### Directive
Using the listing below, please print exactly the lines from the one with "Rebuild this chart" through the one with "0.1588, 0.153, 0.1485]". Leave out every picture.
-- begin Recorded data --
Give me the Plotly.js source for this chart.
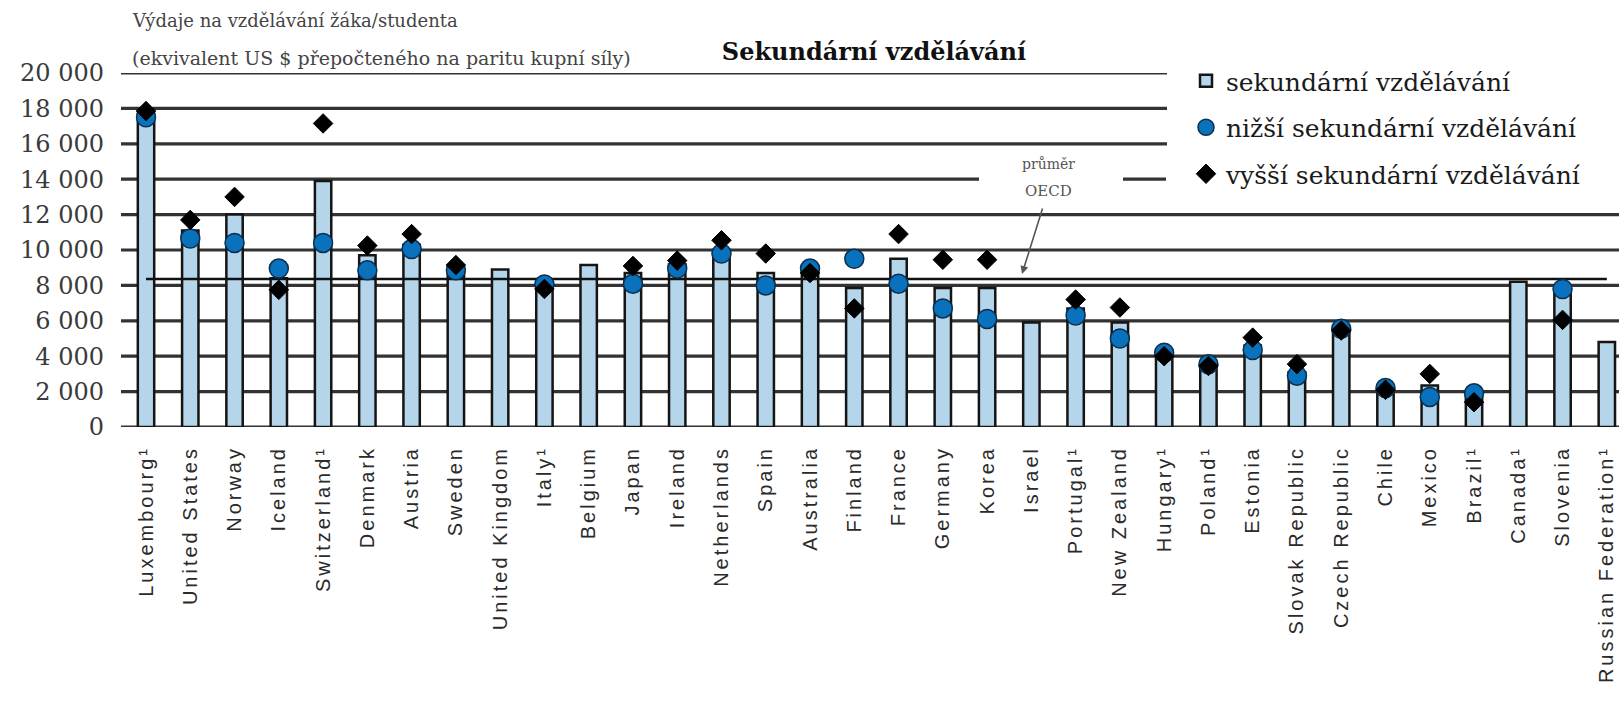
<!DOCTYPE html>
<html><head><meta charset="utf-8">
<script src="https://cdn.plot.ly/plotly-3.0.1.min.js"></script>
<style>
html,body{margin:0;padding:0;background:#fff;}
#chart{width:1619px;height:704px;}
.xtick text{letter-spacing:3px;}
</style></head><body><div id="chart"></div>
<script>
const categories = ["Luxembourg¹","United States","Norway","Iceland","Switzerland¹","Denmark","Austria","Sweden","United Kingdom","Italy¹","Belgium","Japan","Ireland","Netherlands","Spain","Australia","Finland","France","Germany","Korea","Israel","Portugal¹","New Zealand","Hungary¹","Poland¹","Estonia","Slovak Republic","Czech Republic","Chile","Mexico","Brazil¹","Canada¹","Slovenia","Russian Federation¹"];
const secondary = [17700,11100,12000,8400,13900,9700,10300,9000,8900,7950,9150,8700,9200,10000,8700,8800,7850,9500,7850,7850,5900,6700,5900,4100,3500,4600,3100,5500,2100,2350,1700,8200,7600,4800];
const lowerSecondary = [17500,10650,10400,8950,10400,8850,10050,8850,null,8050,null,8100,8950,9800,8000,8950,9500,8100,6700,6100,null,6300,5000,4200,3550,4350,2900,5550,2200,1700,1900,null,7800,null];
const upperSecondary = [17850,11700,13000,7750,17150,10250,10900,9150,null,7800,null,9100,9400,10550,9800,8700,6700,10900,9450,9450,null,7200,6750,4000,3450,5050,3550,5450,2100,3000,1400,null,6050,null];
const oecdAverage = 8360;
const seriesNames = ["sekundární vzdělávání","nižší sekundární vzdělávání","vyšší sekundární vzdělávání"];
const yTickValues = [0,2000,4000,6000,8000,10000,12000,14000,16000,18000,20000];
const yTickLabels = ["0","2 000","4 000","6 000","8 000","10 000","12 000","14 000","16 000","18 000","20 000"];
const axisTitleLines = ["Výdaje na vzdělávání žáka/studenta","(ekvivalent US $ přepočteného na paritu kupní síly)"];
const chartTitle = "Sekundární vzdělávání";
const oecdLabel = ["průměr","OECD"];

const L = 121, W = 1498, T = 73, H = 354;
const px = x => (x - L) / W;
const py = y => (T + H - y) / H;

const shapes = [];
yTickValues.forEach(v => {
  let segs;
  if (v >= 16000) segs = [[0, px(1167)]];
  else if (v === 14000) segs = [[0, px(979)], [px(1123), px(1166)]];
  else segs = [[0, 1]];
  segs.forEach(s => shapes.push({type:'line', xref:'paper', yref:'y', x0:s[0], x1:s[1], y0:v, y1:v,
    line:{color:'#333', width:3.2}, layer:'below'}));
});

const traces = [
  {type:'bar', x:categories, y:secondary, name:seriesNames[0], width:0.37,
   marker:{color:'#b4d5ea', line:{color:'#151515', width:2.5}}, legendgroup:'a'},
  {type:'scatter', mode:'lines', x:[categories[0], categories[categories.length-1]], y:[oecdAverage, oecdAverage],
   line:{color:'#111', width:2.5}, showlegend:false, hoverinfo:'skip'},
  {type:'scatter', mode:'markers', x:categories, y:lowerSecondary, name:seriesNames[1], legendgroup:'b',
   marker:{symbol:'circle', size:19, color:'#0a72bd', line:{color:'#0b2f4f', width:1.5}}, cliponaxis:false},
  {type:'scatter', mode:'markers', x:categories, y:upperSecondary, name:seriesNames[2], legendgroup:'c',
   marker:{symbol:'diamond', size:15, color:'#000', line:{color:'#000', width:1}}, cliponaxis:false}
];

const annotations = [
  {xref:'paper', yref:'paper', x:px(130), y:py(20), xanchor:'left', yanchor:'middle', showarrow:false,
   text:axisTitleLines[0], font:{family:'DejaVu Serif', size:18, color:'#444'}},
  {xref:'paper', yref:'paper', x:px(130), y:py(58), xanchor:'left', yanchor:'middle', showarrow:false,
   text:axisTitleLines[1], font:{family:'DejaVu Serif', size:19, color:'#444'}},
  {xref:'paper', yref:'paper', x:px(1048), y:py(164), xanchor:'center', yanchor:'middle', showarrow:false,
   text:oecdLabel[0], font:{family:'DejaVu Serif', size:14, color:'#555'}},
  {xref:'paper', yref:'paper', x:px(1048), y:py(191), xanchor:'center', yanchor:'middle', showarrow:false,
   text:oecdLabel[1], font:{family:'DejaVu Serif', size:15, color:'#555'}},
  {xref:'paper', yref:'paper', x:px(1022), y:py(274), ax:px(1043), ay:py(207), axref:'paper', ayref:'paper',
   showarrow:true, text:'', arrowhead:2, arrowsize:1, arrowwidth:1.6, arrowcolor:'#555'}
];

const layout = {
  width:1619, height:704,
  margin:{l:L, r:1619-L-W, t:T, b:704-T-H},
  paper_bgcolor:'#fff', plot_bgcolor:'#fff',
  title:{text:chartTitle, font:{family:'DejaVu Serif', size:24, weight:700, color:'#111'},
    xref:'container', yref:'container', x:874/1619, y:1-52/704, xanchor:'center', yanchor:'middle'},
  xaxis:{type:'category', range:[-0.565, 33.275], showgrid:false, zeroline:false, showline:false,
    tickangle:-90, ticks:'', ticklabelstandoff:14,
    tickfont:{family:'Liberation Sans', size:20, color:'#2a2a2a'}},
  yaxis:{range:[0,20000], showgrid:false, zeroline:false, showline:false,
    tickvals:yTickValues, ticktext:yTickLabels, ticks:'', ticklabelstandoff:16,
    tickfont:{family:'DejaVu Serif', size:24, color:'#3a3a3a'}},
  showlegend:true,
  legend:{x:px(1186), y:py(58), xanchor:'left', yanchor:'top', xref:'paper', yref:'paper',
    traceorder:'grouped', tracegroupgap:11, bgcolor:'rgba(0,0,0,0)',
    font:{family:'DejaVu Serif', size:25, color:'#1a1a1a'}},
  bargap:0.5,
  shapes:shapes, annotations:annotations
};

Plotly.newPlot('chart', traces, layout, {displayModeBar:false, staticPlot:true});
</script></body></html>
-- end Recorded data --
-- begin Recorded data --
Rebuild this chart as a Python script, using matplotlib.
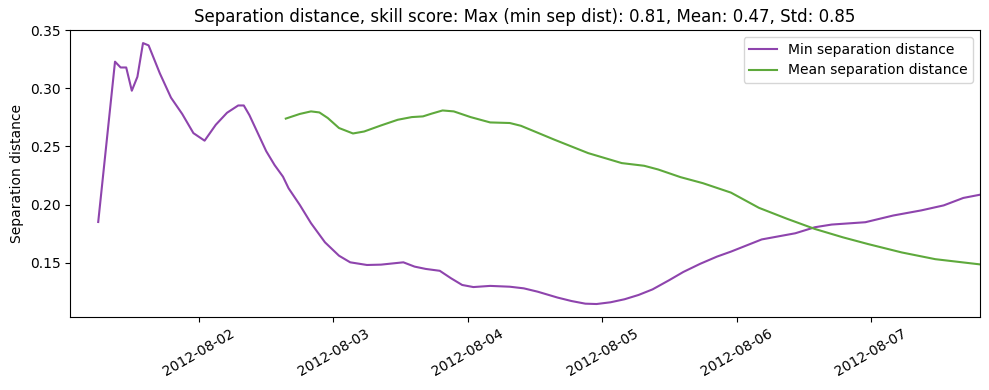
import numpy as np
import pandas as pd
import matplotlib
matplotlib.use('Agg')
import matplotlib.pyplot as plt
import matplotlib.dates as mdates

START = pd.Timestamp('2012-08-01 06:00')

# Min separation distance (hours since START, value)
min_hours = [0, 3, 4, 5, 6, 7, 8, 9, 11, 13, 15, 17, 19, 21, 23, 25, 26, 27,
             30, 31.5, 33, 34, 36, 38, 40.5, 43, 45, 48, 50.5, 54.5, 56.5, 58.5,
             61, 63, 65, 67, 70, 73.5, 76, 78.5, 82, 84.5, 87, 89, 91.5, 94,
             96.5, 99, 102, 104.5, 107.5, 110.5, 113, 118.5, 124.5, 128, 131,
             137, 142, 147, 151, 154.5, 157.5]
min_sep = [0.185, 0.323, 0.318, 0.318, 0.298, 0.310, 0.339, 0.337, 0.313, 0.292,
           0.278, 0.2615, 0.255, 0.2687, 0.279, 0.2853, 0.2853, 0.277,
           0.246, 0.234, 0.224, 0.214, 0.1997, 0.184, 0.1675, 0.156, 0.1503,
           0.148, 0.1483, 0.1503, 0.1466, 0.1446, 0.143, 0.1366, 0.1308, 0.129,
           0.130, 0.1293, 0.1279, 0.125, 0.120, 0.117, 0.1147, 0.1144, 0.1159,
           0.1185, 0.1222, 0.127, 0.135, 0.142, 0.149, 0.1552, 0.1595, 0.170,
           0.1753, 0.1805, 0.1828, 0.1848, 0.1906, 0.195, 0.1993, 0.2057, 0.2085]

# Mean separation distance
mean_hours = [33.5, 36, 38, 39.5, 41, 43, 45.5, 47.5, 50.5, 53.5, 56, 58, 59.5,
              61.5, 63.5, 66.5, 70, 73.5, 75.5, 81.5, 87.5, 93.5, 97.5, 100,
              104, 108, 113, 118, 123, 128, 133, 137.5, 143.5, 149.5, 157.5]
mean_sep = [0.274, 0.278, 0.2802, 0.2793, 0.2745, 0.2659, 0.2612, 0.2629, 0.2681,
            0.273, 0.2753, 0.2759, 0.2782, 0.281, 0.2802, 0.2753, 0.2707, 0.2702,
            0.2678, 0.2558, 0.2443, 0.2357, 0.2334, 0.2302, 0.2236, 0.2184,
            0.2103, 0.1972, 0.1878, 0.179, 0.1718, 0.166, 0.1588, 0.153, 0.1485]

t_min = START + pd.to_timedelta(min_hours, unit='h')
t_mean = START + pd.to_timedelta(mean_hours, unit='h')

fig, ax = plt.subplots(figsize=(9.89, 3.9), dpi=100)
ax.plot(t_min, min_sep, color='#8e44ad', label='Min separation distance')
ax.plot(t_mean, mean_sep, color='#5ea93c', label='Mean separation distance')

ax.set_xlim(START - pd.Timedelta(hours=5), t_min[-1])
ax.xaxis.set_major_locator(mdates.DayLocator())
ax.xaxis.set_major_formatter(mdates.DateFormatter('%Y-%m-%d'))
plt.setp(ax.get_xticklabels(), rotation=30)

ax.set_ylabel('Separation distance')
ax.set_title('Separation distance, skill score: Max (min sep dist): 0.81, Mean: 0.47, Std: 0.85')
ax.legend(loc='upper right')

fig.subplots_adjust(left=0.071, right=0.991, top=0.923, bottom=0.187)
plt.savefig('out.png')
-- end Recorded data --
-- begin Recorded data --
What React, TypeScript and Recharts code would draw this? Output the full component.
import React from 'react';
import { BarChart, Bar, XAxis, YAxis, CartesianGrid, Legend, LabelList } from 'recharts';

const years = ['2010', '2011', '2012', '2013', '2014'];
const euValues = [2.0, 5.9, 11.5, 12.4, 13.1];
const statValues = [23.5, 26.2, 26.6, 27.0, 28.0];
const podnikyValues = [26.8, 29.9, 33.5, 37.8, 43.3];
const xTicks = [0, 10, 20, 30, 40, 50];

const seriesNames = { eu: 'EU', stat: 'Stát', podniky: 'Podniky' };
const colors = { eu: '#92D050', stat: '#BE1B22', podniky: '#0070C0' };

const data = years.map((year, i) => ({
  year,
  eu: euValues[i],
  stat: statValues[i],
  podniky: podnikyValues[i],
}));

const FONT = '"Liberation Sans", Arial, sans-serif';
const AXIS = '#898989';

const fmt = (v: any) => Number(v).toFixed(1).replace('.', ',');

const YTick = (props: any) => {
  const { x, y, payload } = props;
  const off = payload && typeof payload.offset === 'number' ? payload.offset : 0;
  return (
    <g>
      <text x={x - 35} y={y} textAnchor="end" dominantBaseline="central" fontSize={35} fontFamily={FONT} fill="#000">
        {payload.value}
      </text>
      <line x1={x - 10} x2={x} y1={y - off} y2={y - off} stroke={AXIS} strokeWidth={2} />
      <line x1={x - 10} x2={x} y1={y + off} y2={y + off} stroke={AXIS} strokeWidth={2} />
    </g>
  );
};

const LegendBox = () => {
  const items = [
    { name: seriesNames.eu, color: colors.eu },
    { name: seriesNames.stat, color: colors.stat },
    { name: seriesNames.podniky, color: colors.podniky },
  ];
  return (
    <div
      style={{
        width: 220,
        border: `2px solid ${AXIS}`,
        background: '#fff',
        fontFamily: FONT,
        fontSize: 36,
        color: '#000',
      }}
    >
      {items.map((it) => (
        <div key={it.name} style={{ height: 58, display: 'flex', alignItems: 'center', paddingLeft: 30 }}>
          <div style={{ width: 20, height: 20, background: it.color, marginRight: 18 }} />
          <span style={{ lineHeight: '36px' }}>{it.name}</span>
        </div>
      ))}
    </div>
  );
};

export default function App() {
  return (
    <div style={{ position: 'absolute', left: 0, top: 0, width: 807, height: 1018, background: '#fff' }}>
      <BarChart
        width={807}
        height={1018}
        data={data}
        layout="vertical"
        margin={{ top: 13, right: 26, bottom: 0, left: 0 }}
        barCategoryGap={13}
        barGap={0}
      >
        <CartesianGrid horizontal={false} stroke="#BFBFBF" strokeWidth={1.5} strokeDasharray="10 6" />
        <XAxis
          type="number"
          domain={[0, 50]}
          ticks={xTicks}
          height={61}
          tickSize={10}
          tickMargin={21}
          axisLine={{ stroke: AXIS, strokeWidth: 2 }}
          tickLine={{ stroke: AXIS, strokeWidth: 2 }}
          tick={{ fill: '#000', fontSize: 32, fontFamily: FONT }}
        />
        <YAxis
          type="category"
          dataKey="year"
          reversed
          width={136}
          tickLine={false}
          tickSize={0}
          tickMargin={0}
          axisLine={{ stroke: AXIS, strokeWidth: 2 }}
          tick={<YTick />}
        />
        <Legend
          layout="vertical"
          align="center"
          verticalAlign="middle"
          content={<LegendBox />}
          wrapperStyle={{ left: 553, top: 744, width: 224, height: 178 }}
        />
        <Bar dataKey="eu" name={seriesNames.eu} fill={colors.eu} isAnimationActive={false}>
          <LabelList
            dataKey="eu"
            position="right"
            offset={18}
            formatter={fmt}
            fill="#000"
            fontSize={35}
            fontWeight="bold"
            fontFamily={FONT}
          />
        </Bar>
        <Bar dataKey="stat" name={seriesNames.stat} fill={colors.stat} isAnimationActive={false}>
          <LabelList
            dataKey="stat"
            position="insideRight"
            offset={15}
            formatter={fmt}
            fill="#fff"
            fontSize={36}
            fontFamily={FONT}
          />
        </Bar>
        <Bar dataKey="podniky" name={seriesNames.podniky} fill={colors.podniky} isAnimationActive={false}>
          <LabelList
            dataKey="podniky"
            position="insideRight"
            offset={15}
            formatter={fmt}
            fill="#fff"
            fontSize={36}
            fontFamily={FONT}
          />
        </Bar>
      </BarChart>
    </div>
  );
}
-- end Recorded data --
### Completed task
Rebuild this chart as a Python script, using matplotlib.
import numpy as np
import pandas as pd
import matplotlib
matplotlib.use('Agg')
import matplotlib.pyplot as plt
import matplotlib.dates as mdates

START = pd.Timestamp('2012-08-01 06:00')

# Min separation distance (hours since START, value)
min_hours = [0, 3, 4, 5, 6, 7, 8, 9, 11, 13, 15, 17, 19, 21, 23, 25, 26, 27,
             30, 31.5, 33, 34, 36, 38, 40.5, 43, 45, 48, 50.5, 54.5, 56.5, 58.5,
             61, 63, 65, 67, 70, 73.5, 76, 78.5, 82, 84.5, 87, 89, 91.5, 94,
             96.5, 99, 102, 104.5, 107.5, 110.5, 113, 118.5, 124.5, 128, 131,
             137, 142, 147, 151, 154.5, 157.5]
min_sep = [0.185, 0.323, 0.318, 0.318, 0.298, 0.310, 0.339, 0.337, 0.313, 0.292,
           0.278, 0.2615, 0.255, 0.2687, 0.279, 0.2853, 0.2853, 0.277,
           0.246, 0.234, 0.224, 0.214, 0.1997, 0.184, 0.1675, 0.156, 0.1503,
           0.148, 0.1483, 0.1503, 0.1466, 0.1446, 0.143, 0.1366, 0.1308, 0.129,
           0.130, 0.1293, 0.1279, 0.125, 0.120, 0.117, 0.1147, 0.1144, 0.1159,
           0.1185, 0.1222, 0.127, 0.135, 0.142, 0.149, 0.1552, 0.1595, 0.170,
           0.1753, 0.1805, 0.1828, 0.1848, 0.1906, 0.195, 0.1993, 0.2057, 0.2085]

# Mean separation distance
mean_hours = [33.5, 36, 38, 39.5, 41, 43, 45.5, 47.5, 50.5, 53.5, 56, 58, 59.5,
              61.5, 63.5, 66.5, 70, 73.5, 75.5, 81.5, 87.5, 93.5, 97.5, 100,
              104, 108, 113, 118, 123, 128, 133, 137.5, 143.5, 149.5, 157.5]
mean_sep = [0.274, 0.278, 0.2802, 0.2793, 0.2745, 0.2659, 0.2612, 0.2629, 0.2681,
            0.273, 0.2753, 0.2759, 0.2782, 0.281, 0.2802, 0.2753, 0.2707, 0.2702,
            0.2678, 0.2558, 0.2443, 0.2357, 0.2334, 0.2302, 0.2236, 0.2184,
            0.2103, 0.1972, 0.1878, 0.179, 0.1718, 0.166, 0.1588, 0.153, 0.1485]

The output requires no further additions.